Exercise: Assemble all lines in which the string "this" appears.

Material for the task:
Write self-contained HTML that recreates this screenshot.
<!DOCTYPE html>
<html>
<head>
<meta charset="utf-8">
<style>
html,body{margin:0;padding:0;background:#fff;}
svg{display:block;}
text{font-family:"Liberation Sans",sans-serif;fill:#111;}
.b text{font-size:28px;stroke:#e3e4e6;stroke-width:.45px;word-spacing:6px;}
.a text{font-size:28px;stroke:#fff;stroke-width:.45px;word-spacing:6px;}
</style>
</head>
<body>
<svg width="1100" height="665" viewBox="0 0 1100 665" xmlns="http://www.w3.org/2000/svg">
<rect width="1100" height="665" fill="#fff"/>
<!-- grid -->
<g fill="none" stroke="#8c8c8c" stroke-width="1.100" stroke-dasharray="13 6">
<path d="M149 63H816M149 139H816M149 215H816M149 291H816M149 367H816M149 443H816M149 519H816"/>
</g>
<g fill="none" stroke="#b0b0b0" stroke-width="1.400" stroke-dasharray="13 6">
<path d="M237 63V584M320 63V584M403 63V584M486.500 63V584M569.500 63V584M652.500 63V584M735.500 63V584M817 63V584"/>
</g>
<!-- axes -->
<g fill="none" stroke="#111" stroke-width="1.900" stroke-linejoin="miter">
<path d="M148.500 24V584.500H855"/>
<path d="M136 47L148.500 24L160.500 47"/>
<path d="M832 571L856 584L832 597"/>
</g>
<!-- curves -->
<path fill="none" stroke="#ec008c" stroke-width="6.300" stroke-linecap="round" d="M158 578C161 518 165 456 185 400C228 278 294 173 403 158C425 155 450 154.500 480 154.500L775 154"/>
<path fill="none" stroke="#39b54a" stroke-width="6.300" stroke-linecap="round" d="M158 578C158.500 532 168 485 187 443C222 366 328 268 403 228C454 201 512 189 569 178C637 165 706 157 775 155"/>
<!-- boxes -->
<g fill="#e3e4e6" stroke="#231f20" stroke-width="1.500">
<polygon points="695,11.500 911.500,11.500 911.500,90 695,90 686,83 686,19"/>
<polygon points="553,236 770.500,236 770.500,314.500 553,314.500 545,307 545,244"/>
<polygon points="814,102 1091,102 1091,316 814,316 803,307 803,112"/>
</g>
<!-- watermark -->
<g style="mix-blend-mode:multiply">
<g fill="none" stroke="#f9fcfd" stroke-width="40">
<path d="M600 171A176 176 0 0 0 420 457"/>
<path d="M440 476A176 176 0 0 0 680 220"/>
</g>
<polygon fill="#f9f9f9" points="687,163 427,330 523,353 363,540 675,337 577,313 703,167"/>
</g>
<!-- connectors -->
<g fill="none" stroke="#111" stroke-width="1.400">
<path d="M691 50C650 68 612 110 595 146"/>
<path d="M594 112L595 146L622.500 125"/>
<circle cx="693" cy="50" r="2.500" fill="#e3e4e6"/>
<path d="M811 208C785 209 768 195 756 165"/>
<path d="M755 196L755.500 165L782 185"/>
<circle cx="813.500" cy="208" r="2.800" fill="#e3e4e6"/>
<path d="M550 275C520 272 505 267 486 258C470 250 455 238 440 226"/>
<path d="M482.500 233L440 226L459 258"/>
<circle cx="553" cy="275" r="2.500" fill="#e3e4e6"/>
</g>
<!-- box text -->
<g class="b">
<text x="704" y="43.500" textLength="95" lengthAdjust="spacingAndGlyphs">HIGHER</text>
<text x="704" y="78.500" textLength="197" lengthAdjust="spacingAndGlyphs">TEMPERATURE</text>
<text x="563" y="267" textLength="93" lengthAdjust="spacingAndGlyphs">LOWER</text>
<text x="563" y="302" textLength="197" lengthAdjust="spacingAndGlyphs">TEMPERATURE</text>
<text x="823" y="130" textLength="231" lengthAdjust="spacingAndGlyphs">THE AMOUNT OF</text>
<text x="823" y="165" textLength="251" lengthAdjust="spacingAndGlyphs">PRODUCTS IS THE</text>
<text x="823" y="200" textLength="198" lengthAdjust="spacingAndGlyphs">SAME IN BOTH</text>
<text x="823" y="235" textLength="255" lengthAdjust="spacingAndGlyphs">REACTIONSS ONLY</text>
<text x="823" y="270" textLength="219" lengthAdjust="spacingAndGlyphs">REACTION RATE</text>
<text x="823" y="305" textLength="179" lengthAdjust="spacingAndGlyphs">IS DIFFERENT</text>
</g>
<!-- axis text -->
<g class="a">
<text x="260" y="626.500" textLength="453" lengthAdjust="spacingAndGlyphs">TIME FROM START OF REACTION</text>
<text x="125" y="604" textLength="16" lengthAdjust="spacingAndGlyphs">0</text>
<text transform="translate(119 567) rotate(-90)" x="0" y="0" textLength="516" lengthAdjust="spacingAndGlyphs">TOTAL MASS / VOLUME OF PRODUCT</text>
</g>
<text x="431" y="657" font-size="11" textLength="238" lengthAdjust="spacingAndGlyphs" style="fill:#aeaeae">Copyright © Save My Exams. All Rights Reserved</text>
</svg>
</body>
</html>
* * *
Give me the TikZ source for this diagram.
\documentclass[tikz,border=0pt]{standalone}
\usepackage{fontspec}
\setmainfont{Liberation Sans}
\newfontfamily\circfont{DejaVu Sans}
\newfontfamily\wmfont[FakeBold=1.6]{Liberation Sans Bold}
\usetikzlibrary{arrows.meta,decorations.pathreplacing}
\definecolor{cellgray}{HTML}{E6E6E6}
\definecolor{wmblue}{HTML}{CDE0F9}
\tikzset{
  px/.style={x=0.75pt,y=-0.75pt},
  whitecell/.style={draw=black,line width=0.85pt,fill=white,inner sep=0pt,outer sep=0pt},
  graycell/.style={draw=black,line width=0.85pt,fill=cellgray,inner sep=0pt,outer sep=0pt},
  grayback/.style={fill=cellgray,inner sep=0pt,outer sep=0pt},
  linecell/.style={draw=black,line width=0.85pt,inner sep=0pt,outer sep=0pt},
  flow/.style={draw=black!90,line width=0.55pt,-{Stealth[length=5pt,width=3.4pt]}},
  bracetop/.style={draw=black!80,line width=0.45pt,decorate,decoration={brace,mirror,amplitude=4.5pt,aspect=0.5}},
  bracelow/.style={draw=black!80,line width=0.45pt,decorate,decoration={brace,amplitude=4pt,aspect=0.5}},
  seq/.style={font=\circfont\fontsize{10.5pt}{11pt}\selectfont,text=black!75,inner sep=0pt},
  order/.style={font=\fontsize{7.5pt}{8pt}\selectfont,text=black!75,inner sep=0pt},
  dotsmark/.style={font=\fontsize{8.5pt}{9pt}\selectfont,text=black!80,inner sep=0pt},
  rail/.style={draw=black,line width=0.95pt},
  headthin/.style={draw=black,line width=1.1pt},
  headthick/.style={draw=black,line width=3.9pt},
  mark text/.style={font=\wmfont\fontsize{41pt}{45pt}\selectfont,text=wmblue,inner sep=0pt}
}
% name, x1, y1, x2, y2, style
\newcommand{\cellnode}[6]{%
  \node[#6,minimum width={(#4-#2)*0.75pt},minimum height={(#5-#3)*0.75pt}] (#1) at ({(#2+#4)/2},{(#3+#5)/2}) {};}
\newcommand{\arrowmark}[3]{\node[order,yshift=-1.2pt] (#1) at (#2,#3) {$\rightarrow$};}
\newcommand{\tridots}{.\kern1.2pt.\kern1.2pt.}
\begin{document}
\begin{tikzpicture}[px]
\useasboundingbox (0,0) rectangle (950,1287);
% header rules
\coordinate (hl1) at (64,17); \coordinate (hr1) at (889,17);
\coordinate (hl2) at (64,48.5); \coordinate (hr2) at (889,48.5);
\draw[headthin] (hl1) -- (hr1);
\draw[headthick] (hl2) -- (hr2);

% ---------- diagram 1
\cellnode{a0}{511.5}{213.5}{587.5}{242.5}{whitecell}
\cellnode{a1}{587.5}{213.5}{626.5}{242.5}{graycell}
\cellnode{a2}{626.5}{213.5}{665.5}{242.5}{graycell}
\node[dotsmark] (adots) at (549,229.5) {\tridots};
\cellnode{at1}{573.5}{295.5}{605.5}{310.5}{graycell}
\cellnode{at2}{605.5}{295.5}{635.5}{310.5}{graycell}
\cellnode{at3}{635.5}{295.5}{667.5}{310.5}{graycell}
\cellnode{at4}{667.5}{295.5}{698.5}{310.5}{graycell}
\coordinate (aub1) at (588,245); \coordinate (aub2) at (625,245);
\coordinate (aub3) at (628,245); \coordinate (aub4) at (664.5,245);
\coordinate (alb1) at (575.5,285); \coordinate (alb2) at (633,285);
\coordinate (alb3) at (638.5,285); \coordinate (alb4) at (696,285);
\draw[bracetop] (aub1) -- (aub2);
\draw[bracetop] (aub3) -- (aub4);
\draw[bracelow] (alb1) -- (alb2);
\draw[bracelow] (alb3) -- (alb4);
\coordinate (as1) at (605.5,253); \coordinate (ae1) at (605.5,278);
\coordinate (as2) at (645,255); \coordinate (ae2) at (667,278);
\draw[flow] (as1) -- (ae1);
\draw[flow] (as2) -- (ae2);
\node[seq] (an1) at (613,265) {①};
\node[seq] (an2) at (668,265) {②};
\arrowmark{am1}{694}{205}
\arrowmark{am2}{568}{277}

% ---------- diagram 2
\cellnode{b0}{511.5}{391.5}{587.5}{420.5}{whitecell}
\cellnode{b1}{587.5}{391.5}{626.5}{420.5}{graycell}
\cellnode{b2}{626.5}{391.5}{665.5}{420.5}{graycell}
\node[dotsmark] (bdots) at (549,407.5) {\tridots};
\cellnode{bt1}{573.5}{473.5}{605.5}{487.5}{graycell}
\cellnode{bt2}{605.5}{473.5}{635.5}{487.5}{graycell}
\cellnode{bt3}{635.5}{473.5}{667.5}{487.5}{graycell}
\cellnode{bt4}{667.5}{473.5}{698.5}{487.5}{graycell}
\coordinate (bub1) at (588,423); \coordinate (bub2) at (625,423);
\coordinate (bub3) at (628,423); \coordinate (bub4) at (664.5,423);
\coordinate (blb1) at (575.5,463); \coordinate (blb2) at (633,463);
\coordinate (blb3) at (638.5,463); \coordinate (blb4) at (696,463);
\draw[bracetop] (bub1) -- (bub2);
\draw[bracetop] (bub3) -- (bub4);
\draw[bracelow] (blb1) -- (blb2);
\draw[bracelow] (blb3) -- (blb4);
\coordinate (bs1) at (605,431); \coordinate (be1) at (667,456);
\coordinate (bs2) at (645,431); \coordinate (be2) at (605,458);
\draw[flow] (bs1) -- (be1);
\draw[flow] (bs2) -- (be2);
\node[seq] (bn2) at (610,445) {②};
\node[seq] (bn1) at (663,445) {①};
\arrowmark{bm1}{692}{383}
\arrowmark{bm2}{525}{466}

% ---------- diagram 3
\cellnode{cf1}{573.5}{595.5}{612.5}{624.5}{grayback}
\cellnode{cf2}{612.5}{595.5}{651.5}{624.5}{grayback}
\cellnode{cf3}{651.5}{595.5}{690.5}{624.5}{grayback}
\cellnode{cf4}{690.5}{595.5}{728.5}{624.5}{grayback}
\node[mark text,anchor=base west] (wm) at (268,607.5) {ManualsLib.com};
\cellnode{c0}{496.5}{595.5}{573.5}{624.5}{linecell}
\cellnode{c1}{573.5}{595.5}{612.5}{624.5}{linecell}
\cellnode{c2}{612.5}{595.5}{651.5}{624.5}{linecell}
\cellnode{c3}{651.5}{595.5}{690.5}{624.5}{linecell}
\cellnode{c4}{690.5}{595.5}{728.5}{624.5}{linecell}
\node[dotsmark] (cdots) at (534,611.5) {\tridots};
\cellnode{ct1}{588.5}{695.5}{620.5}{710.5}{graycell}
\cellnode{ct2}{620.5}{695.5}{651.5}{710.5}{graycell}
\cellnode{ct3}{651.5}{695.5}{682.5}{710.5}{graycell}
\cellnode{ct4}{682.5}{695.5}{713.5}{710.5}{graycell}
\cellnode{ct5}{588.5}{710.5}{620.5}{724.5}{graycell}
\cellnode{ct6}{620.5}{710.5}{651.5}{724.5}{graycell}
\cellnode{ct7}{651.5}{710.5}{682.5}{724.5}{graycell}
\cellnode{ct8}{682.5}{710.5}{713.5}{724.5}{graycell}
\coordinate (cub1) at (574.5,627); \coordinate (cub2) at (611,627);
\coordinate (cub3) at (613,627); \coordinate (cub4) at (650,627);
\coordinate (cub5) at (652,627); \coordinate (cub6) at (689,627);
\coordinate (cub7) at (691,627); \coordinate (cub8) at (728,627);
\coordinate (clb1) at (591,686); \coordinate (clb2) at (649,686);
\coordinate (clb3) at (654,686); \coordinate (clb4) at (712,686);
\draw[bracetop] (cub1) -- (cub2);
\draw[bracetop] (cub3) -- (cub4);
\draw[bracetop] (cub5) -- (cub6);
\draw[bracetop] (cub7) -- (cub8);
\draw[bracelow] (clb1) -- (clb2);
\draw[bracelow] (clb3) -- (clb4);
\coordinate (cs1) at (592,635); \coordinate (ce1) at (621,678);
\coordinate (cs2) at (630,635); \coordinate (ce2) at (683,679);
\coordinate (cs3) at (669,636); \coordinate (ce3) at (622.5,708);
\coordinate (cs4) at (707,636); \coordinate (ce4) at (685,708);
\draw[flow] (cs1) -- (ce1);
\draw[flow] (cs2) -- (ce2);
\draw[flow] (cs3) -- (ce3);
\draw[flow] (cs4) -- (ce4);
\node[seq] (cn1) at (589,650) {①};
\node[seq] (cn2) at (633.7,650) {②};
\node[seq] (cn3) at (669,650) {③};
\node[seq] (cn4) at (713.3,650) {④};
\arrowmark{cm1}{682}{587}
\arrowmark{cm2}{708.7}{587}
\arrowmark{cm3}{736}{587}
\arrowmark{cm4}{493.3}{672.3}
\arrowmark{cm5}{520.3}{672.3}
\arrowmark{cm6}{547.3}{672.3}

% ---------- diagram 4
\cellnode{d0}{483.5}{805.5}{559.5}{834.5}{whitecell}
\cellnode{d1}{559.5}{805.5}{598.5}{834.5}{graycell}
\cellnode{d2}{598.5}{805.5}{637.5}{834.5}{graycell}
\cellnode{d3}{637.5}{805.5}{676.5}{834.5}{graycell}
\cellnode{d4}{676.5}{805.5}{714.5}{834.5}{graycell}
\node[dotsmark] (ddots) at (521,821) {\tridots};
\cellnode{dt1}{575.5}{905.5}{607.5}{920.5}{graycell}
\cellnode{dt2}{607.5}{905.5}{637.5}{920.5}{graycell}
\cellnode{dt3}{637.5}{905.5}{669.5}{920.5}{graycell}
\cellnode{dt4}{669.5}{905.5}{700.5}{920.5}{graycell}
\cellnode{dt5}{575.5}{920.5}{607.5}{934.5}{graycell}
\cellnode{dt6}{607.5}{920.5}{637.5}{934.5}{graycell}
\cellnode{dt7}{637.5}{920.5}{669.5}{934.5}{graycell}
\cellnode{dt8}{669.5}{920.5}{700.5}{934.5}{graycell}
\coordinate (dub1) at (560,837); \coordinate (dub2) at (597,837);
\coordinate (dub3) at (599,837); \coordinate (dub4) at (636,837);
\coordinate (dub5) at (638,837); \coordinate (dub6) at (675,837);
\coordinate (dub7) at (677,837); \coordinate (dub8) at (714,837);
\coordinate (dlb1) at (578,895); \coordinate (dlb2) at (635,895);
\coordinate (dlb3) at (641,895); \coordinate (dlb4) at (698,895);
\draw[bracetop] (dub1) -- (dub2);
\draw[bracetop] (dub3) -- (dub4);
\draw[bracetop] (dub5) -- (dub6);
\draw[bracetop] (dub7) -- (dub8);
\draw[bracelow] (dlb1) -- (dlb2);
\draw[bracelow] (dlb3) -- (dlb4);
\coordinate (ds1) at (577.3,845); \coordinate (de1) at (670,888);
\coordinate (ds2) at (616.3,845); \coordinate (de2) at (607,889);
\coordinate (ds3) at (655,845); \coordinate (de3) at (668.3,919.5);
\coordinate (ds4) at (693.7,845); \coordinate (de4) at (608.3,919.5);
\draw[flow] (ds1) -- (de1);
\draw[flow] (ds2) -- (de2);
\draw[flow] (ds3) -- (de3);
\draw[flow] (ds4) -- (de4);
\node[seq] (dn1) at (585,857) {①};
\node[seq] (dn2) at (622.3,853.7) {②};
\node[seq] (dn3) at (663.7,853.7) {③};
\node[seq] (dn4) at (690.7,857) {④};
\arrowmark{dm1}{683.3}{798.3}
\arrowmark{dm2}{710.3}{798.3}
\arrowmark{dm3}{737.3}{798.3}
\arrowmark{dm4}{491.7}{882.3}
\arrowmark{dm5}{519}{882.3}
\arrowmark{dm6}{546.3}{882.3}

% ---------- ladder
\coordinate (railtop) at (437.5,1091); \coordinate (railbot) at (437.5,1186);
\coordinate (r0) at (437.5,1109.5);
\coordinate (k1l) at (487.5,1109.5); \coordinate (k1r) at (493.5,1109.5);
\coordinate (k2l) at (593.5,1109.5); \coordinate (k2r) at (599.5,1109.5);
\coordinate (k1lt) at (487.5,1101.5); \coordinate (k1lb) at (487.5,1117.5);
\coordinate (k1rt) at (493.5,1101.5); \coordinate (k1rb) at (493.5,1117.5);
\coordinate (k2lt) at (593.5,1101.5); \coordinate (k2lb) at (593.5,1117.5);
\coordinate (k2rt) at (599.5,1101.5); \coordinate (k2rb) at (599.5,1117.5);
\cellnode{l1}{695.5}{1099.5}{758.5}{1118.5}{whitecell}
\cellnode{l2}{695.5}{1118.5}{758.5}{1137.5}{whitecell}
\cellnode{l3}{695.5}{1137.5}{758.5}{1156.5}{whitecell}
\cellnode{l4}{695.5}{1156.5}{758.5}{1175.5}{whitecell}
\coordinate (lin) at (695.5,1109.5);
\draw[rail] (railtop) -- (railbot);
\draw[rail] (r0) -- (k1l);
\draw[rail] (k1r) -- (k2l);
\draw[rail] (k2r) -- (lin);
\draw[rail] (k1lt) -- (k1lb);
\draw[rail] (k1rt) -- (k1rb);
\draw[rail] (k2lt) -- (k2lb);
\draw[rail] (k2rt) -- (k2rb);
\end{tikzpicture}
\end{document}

Exercise result:
Write self-contained HTML that recreates this screenshot.
Give me the TikZ source for this diagram.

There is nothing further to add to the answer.